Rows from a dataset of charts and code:
====

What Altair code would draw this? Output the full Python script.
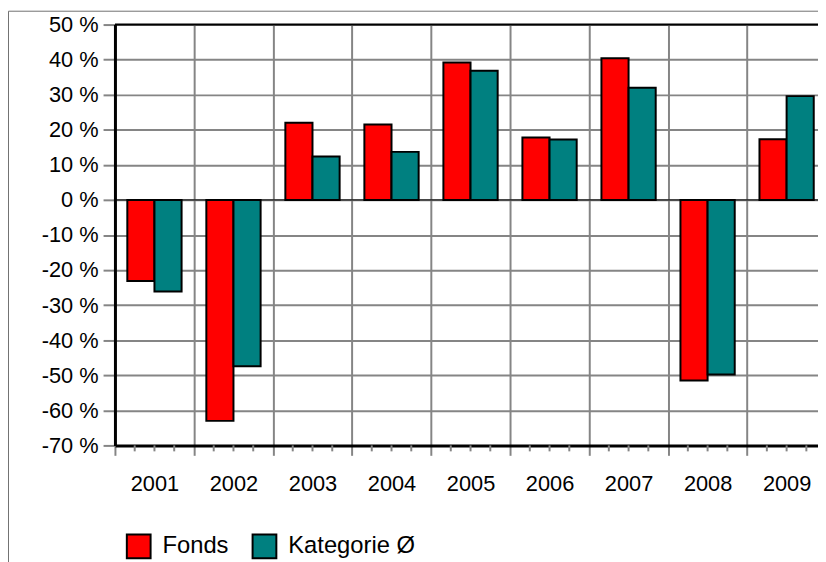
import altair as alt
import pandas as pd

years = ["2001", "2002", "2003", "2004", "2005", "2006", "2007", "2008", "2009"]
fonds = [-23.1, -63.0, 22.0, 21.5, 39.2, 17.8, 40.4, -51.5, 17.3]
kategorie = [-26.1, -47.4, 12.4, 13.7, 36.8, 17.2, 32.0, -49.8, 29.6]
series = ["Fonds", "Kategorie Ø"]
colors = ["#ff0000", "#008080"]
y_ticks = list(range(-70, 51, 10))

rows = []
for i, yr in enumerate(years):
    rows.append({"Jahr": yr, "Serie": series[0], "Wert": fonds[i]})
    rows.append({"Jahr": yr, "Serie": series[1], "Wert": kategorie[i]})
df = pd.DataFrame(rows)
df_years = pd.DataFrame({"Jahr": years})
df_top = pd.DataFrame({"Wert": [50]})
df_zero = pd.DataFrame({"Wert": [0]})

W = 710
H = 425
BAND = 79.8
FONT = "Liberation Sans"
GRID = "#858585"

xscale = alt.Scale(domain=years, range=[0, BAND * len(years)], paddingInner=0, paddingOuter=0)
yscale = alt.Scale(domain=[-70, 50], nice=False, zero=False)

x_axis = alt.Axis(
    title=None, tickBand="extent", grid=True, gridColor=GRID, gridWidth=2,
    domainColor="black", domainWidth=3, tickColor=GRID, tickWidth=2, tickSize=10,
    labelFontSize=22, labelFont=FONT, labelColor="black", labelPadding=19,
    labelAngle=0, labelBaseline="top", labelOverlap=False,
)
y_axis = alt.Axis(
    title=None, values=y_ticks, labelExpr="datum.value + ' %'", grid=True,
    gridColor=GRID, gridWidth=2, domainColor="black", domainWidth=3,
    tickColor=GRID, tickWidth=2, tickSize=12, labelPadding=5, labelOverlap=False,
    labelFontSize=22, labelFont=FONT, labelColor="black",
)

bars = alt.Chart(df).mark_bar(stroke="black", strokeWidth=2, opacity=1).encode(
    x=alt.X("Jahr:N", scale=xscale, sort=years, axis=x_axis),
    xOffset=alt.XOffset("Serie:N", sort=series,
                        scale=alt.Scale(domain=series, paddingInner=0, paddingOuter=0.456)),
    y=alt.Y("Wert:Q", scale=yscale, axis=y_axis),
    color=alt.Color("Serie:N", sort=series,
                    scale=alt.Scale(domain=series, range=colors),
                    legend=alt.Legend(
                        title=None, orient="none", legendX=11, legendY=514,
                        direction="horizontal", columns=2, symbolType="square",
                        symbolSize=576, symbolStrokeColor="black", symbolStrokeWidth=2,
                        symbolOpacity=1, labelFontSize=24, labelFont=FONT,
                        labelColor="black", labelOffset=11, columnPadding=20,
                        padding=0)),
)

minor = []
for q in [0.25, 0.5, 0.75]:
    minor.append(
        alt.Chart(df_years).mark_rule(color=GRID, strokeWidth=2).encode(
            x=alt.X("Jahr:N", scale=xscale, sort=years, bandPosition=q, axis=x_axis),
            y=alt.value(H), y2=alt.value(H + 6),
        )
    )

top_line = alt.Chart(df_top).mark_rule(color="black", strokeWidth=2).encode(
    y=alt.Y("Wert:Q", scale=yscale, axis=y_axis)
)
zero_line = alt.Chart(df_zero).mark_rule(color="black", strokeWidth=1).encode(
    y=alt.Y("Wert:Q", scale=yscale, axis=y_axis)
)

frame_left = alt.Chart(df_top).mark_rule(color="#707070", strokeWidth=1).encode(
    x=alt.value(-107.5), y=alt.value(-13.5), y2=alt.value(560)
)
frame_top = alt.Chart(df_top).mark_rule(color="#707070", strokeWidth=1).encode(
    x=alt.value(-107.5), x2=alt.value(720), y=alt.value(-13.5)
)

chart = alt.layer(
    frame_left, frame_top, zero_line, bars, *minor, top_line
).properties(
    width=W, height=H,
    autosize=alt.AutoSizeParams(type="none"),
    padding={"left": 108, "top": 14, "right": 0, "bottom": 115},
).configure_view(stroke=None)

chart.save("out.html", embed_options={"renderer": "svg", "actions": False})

====

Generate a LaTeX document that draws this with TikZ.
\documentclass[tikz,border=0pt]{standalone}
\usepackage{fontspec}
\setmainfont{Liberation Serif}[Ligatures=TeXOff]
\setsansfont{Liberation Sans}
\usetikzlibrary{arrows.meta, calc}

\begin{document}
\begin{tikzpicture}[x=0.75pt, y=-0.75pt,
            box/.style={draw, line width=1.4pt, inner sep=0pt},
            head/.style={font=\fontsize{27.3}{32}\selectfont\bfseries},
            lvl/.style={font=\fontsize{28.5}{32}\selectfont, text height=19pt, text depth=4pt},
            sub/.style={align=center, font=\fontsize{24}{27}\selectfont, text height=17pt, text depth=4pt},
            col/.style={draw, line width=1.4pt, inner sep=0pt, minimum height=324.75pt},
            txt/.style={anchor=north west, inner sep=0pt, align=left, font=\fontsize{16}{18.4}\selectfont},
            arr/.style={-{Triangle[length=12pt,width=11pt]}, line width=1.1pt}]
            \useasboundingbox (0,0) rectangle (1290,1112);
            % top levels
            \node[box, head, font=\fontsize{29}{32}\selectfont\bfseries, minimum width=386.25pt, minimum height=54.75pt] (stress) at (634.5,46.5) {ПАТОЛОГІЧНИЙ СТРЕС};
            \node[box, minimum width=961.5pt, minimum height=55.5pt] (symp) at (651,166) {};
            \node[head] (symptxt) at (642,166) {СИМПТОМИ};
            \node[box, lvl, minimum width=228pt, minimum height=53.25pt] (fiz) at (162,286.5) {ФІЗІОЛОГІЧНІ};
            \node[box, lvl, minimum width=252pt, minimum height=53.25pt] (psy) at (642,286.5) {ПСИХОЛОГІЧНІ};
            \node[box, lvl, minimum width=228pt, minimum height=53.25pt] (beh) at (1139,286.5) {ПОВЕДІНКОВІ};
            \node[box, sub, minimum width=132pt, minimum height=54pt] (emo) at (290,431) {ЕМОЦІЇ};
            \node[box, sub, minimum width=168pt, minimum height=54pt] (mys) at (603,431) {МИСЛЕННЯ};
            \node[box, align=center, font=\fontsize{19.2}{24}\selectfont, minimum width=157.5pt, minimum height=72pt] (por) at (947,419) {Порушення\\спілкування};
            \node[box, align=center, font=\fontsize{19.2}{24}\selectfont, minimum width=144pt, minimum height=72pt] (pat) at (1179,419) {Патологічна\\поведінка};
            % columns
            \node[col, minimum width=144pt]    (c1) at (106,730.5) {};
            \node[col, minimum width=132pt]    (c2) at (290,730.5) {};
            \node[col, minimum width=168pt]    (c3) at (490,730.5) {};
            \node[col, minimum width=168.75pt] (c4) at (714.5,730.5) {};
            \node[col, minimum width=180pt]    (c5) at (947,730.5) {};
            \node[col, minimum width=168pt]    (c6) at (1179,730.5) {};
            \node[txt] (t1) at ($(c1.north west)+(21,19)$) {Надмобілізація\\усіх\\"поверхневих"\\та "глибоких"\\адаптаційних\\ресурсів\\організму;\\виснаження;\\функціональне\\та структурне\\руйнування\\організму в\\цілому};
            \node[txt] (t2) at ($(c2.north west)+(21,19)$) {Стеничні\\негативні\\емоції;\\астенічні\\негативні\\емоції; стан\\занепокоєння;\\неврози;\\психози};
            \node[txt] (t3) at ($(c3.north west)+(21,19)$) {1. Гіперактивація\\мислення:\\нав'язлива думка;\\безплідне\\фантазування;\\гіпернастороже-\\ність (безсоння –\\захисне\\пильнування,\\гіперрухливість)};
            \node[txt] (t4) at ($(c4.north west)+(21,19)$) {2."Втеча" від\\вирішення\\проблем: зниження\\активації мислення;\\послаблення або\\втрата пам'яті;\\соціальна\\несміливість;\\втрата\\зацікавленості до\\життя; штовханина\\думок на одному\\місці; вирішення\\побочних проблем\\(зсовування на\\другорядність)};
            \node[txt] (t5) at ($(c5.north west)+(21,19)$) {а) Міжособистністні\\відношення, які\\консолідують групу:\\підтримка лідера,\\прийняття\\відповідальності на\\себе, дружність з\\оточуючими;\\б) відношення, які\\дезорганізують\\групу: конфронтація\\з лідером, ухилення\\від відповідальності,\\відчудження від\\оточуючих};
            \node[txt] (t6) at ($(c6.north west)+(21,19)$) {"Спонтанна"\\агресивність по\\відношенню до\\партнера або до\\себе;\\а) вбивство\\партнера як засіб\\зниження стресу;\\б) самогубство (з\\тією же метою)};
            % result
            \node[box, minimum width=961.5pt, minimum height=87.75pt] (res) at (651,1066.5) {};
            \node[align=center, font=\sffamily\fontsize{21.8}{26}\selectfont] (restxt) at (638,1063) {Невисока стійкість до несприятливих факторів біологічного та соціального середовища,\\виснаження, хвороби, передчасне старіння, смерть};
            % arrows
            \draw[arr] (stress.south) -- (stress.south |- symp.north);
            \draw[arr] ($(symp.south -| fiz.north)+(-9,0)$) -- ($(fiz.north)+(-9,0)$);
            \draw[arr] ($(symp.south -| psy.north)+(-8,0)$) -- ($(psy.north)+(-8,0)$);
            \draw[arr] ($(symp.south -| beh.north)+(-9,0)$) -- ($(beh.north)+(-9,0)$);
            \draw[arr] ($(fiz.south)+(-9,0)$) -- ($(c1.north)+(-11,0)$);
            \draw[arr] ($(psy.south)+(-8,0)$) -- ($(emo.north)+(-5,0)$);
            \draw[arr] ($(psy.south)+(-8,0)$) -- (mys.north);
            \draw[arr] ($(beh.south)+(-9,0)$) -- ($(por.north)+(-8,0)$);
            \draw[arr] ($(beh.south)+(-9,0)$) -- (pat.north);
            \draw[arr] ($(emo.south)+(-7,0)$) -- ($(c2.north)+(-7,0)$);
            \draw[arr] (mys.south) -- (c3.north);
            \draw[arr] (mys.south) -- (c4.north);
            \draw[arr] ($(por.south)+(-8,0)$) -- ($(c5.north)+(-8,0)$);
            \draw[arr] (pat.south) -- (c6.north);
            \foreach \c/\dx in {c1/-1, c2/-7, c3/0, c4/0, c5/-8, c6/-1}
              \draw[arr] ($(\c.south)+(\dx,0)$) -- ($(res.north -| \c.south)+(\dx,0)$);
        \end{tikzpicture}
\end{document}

====

Work to be completed — Begin with the line that contains "What Altair code", end with the line that contains "y_ticks = list(range(-70, 51, 10))", and set down every line in that range exactly as it stands, minus the pictures.

Response to this exercise —
What Altair code would draw this? Output the full Python script.
import altair as alt
import pandas as pd

years = ["2001", "2002", "2003", "2004", "2005", "2006", "2007", "2008", "2009"]
fonds = [-23.1, -63.0, 22.0, 21.5, 39.2, 17.8, 40.4, -51.5, 17.3]
kategorie = [-26.1, -47.4, 12.4, 13.7, 36.8, 17.2, 32.0, -49.8, 29.6]
series = ["Fonds", "Kategorie Ø"]
colors = ["#ff0000", "#008080"]
y_ticks = list(range(-70, 51, 10))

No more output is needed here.